Quelles sont pour chacun d'entre eux les qualités qu'ils permettront de développer chez l'enfant ?

Tous les jeux permettent d'acquérir des compétences: planification stratégique, abstraction spatiale, psychomotricité, mémorisation, attention. Les jeux apportent un bienfait en termes de persévérance, de gestion de frustration, de tolérance, d'ouverture vers l'autre. Ils développent la curiosité intellectuelle. Les jeux vidéo peuvent amener un enfant à apprendre à faire du montage pour mettre sa vidéo sur Youtube, à utiliser Photoshop. Ils vont ouvrir sur tout un tas d'autres apprentissages qui vont se faire sans bruit.

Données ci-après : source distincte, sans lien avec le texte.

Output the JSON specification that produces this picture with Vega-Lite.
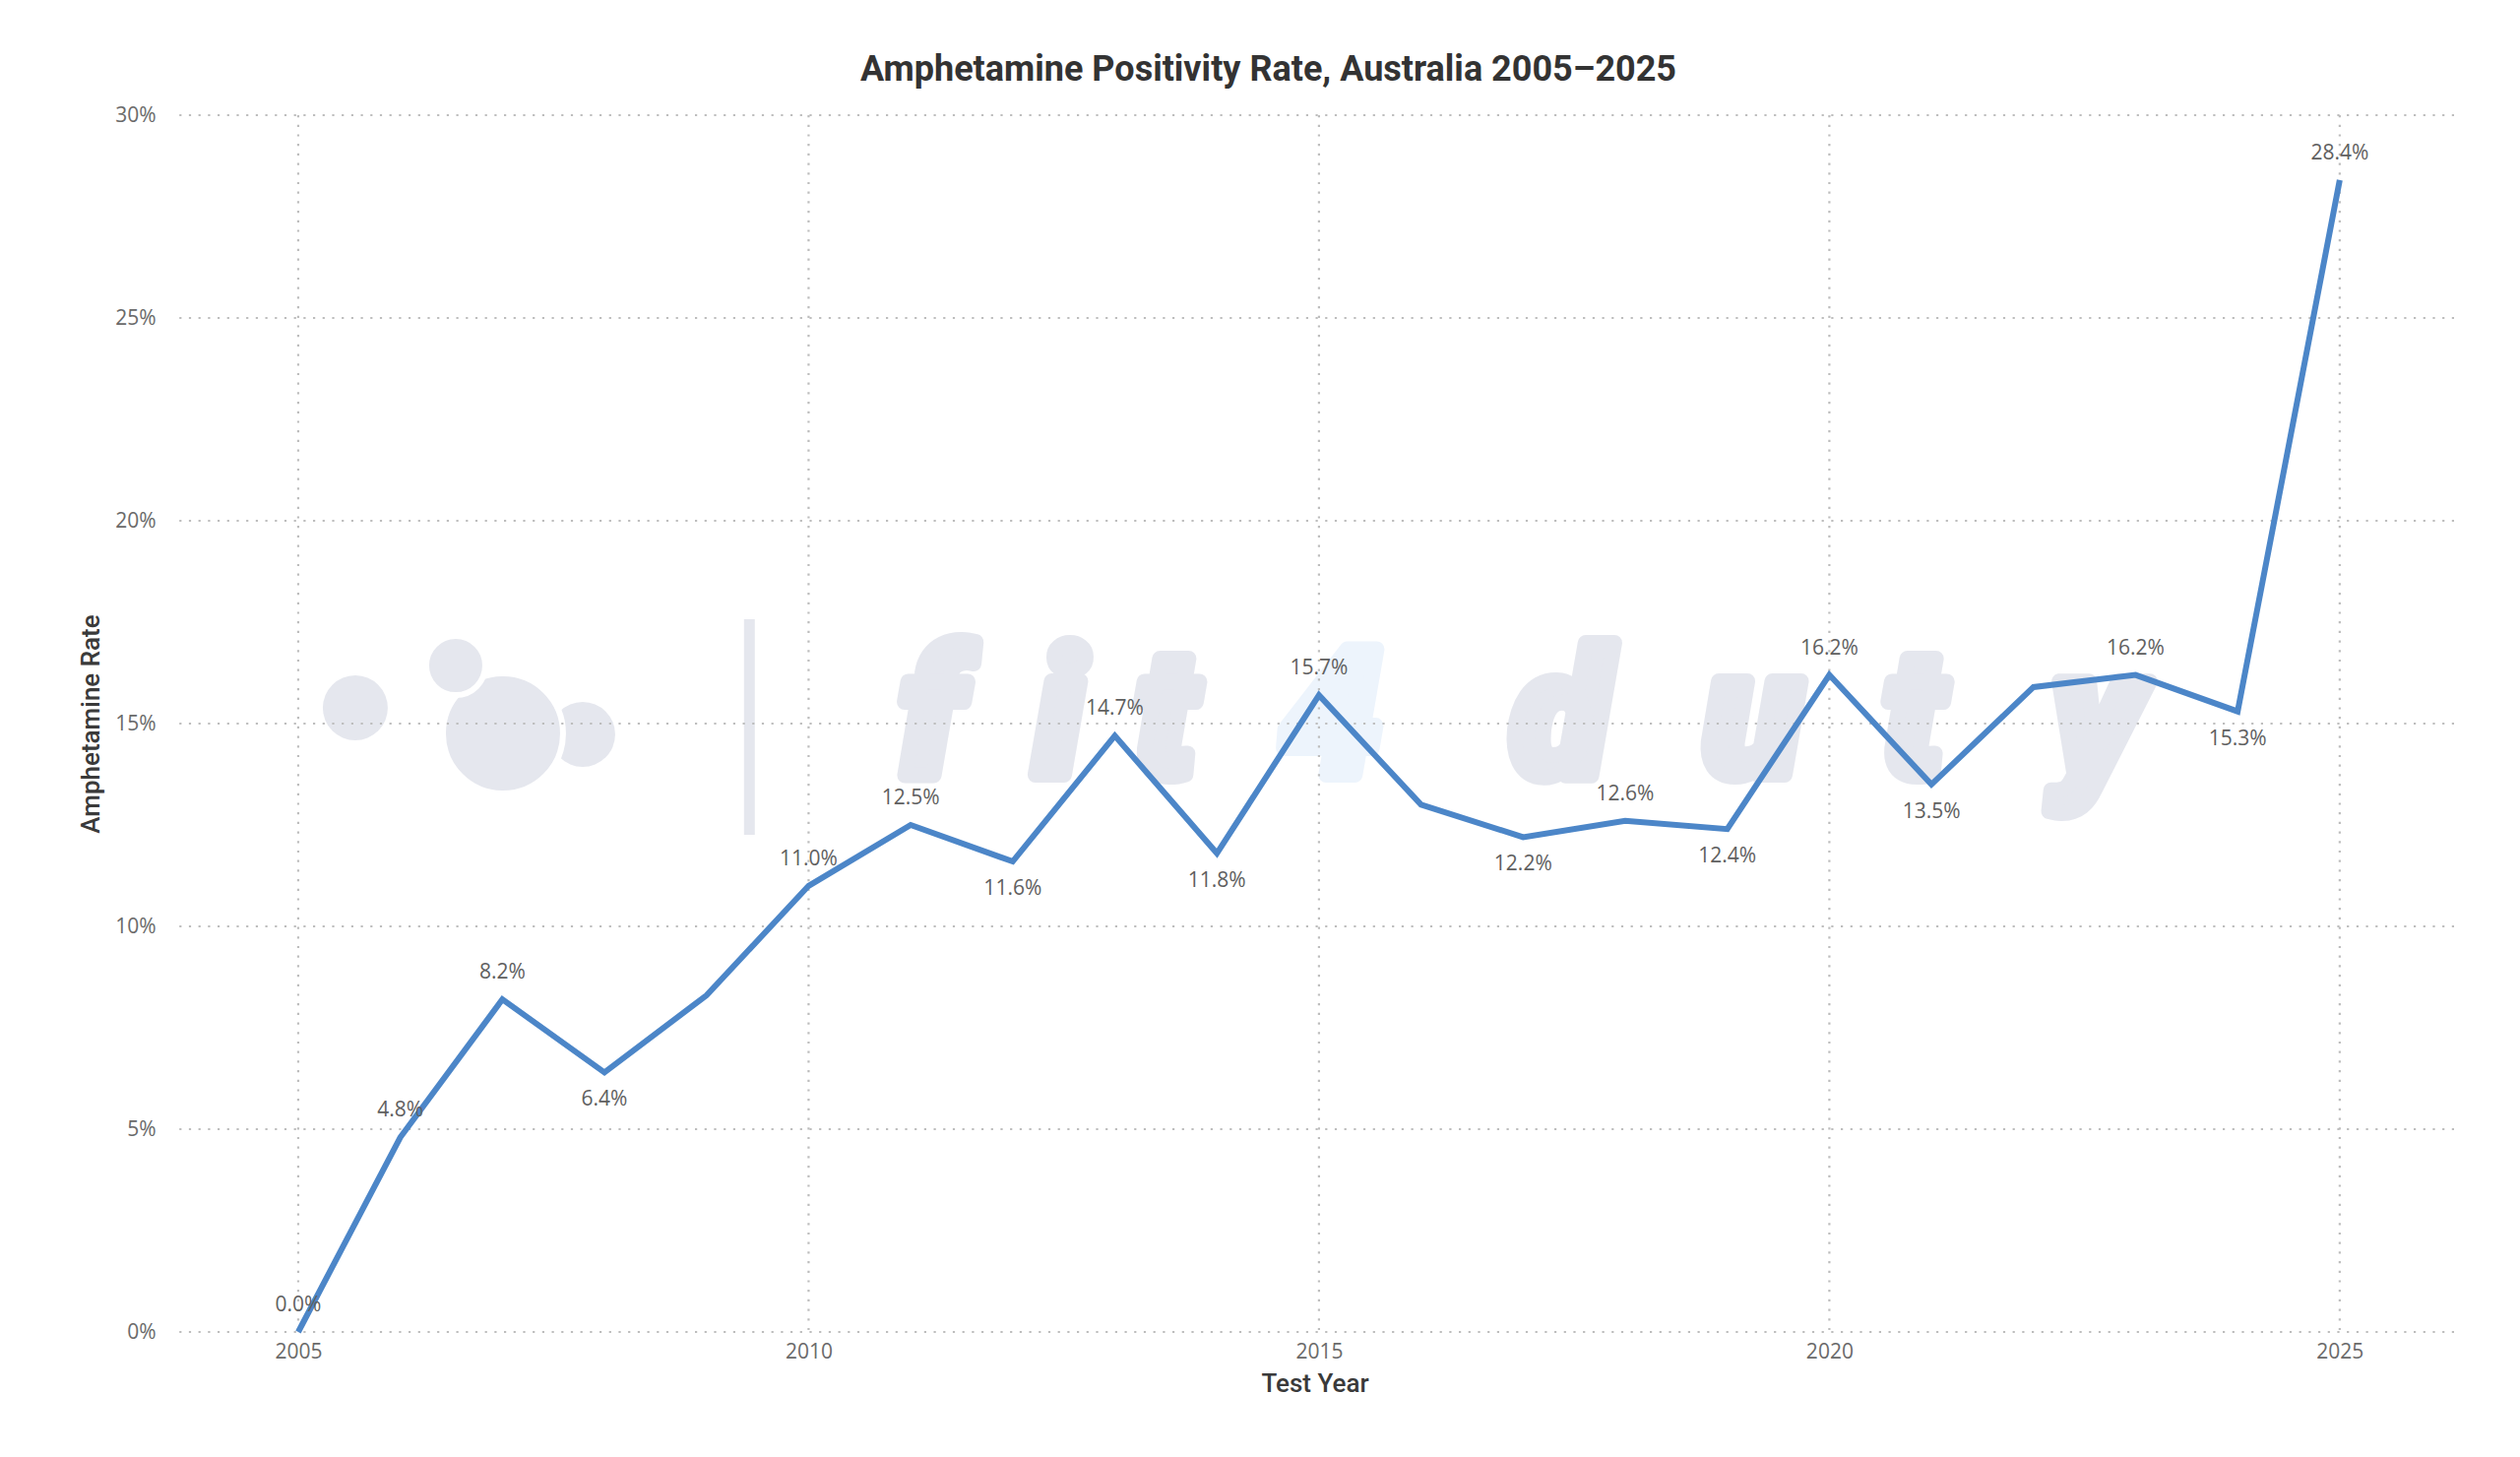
{
  "$schema": "https://vega.github.io/schema/vega-lite/v6.json",
  "width": 2315,
  "height": 1236,
  "autosize": {"type": "none"},
  "padding": {"left": 178, "top": 117, "right": 67, "bottom": 127},
  "background": "white",
  "title": {
    "text": "Amphetamine Positivity Rate, Australia 2005–2025",
    "font": "Roboto",
    "fontSize": 36,
    "fontWeight": "bold",
    "color": "#333333",
    "anchor": "middle",
    "dx": -47,
    "offset": 16
  },
  "config": {
    "view": {"stroke": null},
    "axis": {
      "domain": false,
      "ticks": false,
      "tickSize": 0,
      "grid": false,
      "labelFont": "Open Sans",
      "labelFontSize": 21,
      "labelColor": "#6A6A6A",
      "titleFont": "Roboto",
      "titleFontSize": 26,
      "titleFontWeight": 500,
      "titleColor": "#3A3A3A"
    },
    "text": {"font": "Roboto", "fontWeight": 900, "fontStyle": "italic", "fontSize": 180, "baseline": "alphabetic", "align": "center", "strokeWidth": 16, "strokeJoin": "round"}
  },
  "datasets": {
    "rates": [
      {"year": 2005, "rate": 0.0},
      {"year": 2006, "rate": 0.048},
      {"year": 2007, "rate": 0.082},
      {"year": 2008, "rate": 0.064},
      {"year": 2009, "rate": 0.083},
      {"year": 2010, "rate": 0.110},
      {"year": 2011, "rate": 0.125},
      {"year": 2012, "rate": 0.116},
      {"year": 2013, "rate": 0.147},
      {"year": 2014, "rate": 0.118},
      {"year": 2015, "rate": 0.157},
      {"year": 2016, "rate": 0.130},
      {"year": 2017, "rate": 0.122},
      {"year": 2018, "rate": 0.126},
      {"year": 2019, "rate": 0.124},
      {"year": 2020, "rate": 0.162},
      {"year": 2021, "rate": 0.135},
      {"year": 2022, "rate": 0.159},
      {"year": 2023, "rate": 0.162},
      {"year": 2024, "rate": 0.153},
      {"year": 2025, "rate": 0.284}
    ],
    "yGrid": [{"g": 0}, {"g": 0.05}, {"g": 0.1}, {"g": 0.15}, {"g": 0.2}, {"g": 0.25}, {"g": 0.3}],
    "xGrid": [{"g": 2005}, {"g": 2010}, {"g": 2015}, {"g": 2020}, {"g": 2025}]
  },
  "layer": [
    {
      "data": {"name": "rates"},
      "mark": {"type": "line", "color": "#4C86C8", "strokeWidth": 6, "strokeJoin": "miter", "opacity": 0},
      "encoding": {
        "x": {
          "field": "year",
          "type": "quantitative",
          "scale": {"domain": [2003.795, 2026.12], "nice": false, "zero": false},
          "axis": {"values": [2005, 2010, 2015, 2020, 2025], "format": "d", "title": "Test Year", "labelPadding": 9, "titlePadding": 9}
        },
        "y": {
          "field": "rate",
          "type": "quantitative",
          "scale": {"domain": [0, 0.3], "nice": false},
          "axis": {"values": [0, 0.05, 0.1, 0.15, 0.2, 0.25, 0.3], "format": ".0%", "title": "Amphetamine Rate", "labelPadding": 20, "titlePadding": 11}
        }
      }
    },
    {
      "data": {"values": [{}]},
      "mark": {"type": "point", "shape": "circle", "filled": true, "color": "#E5E7EE", "opacity": 1, "size": 4356},
      "encoding": {
        "x": {"datum": 2005.559, "type": "quantitative"},
        "y": {"datum": 0.15388, "type": "quantitative"}
      }
    },
    {
      "data": {"values": [{}]},
      "mark": {"type": "point", "shape": "circle", "filled": true, "color": "#E5E7EE", "opacity": 1, "size": 4356},
      "encoding": {
        "x": {"datum": 2007.787, "type": "quantitative"},
        "y": {"datum": 0.14733, "type": "quantitative"}
      }
    },
    {
      "data": {"values": [{}]},
      "mark": {"type": "point", "shape": "circle", "filled": true, "fill": "#E5E7EE", "stroke": "white", "strokeWidth": 6, "opacity": 1, "size": 14884},
      "encoding": {
        "x": {"datum": 2007.006, "type": "quantitative"},
        "y": {"datum": 0.14757, "type": "quantitative"}
      }
    },
    {
      "data": {"values": [{}]},
      "mark": {"type": "point", "shape": "circle", "filled": true, "fill": "#E5E7EE", "stroke": "white", "strokeWidth": 6, "opacity": 1, "size": 3600},
      "encoding": {
        "x": {"datum": 2006.543, "type": "quantitative"},
        "y": {"datum": 0.1643, "type": "quantitative"}
      }
    },
    {
      "data": {"values": [{}]},
      "mark": {"type": "rule", "color": "#E5E7EE", "strokeWidth": 11},
      "encoding": {
        "x": {"datum": 2009.42, "type": "quantitative"},
        "y": {"datum": 0.1757, "type": "quantitative"},
        "y2": {"datum": 0.1226}
      }
    },
    {
      "data": {"values": [{}]},
      "mark": {"type": "text", "text": "f", "fill": "#E5E7EE", "stroke": "#E5E7EE"},
      "encoding": {
        "x": {"datum": 2011.2, "type": "quantitative"},
        "y": {"datum": 0.1374, "type": "quantitative"}
      }
    },
    {
      "data": {"values": [{}]},
      "mark": {"type": "text", "text": "i", "fill": "#E5E7EE", "stroke": "#E5E7EE"},
      "encoding": {
        "x": {"datum": 2012.45, "type": "quantitative"},
        "y": {"datum": 0.1374, "type": "quantitative"}
      }
    },
    {
      "data": {"values": [{}]},
      "mark": {"type": "text", "text": "t", "fill": "#E5E7EE", "stroke": "#E5E7EE"},
      "encoding": {
        "x": {"datum": 2013.5, "type": "quantitative"},
        "y": {"datum": 0.1374, "type": "quantitative"}
      }
    },
    {
      "data": {"values": [{}]},
      "mark": {"type": "text", "text": "4", "fill": "#EDF4FC", "stroke": "#EDF4FC"},
      "encoding": {
        "x": {"datum": 2015.12, "type": "quantitative"},
        "y": {"datum": 0.1374, "type": "quantitative"}
      }
    },
    {
      "data": {"values": [{}]},
      "mark": {"type": "text", "text": "d", "fill": "#E5E7EE", "stroke": "#E5E7EE"},
      "encoding": {
        "x": {"datum": 2017.36, "type": "quantitative"},
        "y": {"datum": 0.1374, "type": "quantitative"}
      }
    },
    {
      "data": {"values": [{}]},
      "mark": {"type": "text", "text": "u", "fill": "#E5E7EE", "stroke": "#E5E7EE"},
      "encoding": {
        "x": {"datum": 2019.25, "type": "quantitative"},
        "y": {"datum": 0.1374, "type": "quantitative"}
      }
    },
    {
      "data": {"values": [{}]},
      "mark": {"type": "text", "text": "t", "fill": "#E5E7EE", "stroke": "#E5E7EE"},
      "encoding": {
        "x": {"datum": 2020.82, "type": "quantitative"},
        "y": {"datum": 0.1374, "type": "quantitative"}
      }
    },
    {
      "data": {"values": [{}]},
      "mark": {"type": "text", "text": "y", "fill": "#E5E7EE", "stroke": "#E5E7EE"},
      "encoding": {
        "x": {"datum": 2022.62, "type": "quantitative"},
        "y": {"datum": 0.1374, "type": "quantitative"}
      }
    },
    {
      "data": {"name": "yGrid"},
      "mark": {"type": "rule", "color": "#BDBDBD", "strokeWidth": 2.2, "strokeDash": [2.2, 7.5]},
      "encoding": {
        "y": {"field": "g", "type": "quantitative"}
      }
    },
    {
      "data": {"name": "xGrid"},
      "mark": {"type": "rule", "color": "#BDBDBD", "strokeWidth": 2.2, "strokeDash": [2.2, 7.5]},
      "encoding": {
        "x": {"field": "g", "type": "quantitative"}
      }
    },
    {
      "data": {"name": "rates"},
      "mark": {"type": "line", "color": "#4C86C8", "strokeWidth": 6, "strokeJoin": "miter"},
      "encoding": {
        "x": {"field": "year", "type": "quantitative"},
        "y": {"field": "rate", "type": "quantitative"}
      }
    },
    {
      "data": {"name": "rates"},
      "transform": [
        {"window": [{"op": "lag", "field": "rate", "as": "prev"}, {"op": "lead", "field": "rate", "as": "next"}], "sort": [{"field": "year"}]},
        {"filter": "datum.year != 2009 && datum.year != 2016 && datum.year != 2022"},
        {"filter": "!(isValid(datum.prev) && isValid(datum.next) && datum.rate < datum.prev && datum.rate < datum.next)"}
      ],
      "mark": {"type": "text", "font": "Open Sans", "fontWeight": "normal", "fontStyle": "normal", "fontSize": 21, "strokeWidth": 0, "color": "#5F5F5F", "baseline": "middle", "align": "center", "dy": -27},
      "encoding": {
        "x": {"field": "year", "type": "quantitative"},
        "y": {"field": "rate", "type": "quantitative"},
        "text": {"field": "rate", "type": "quantitative", "format": ".1%"}
      }
    },
    {
      "data": {"name": "rates"},
      "transform": [
        {"window": [{"op": "lag", "field": "rate", "as": "prev"}, {"op": "lead", "field": "rate", "as": "next"}], "sort": [{"field": "year"}]},
        {"filter": "isValid(datum.prev) && isValid(datum.next) && datum.rate < datum.prev && datum.rate < datum.next"}
      ],
      "mark": {"type": "text", "font": "Open Sans", "fontWeight": "normal", "fontStyle": "normal", "fontSize": 21, "strokeWidth": 0, "color": "#5F5F5F", "baseline": "middle", "align": "center", "dy": 28},
      "encoding": {
        "x": {"field": "year", "type": "quantitative"},
        "y": {"field": "rate", "type": "quantitative"},
        "text": {"field": "rate", "type": "quantitative", "format": ".1%"}
      }
    }
  ]
}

Il faut après s'intéresser à la façon dont la compétence sociale que le jeune a acquis va pouvoir être accompagnée vers le réel. Le tout, ça va être de trouver les points de passage entre les valeurs des parents, les jeux et la réalité. Le jeu vidéo apporte beaucoup en anglais. Tout seul on se met à chercher, à apprendre. Après se pose le problème du transfert vers le réel.

Même lorsqu'un jeu est bien choisi, quels sont les conseils à dispenser ? 

Le premier conseil, c'est de regarder la signalétique PEGI (Pan European Game Information), classification sur l'âge auquel un jeu est adapté. Elle permet aux parent d'avoir une idée du type de programme et du contenu. La norme PEGI  est la seule norme commune actuellement sur laquelle s'appuyer.

Deuxièmement, on ne peut pas accompagner son enfant si on ne discute pas avec. Les parents doivent poser les questions pour savoir à quoi jouent leur enfant, avec qui et comment. Une fois commencé ce dialogue, tout se débloque. A travers les réponses, on va pouvoir adapter le type de jeux. Cela va être un support de médiation. Si on demande à son enfant de vous montrer son pseudo, son avatar, on va avoir des éléments de réponse. Un enfant adore parler de ses jeux vidéo. L'avatar est le reflet de son idéal. De même, les copains qu'il s'est fait dans le virtuel sont réellement présents. Les parents ne peuvent pas ne pas s'y intéresser.

Il n'y a pas de réponse globale, intéressez-vous à ce que font vos enfants. Il faut être dans l'accompagnement de la même manière qu'on le ferait avec un livre, un sport.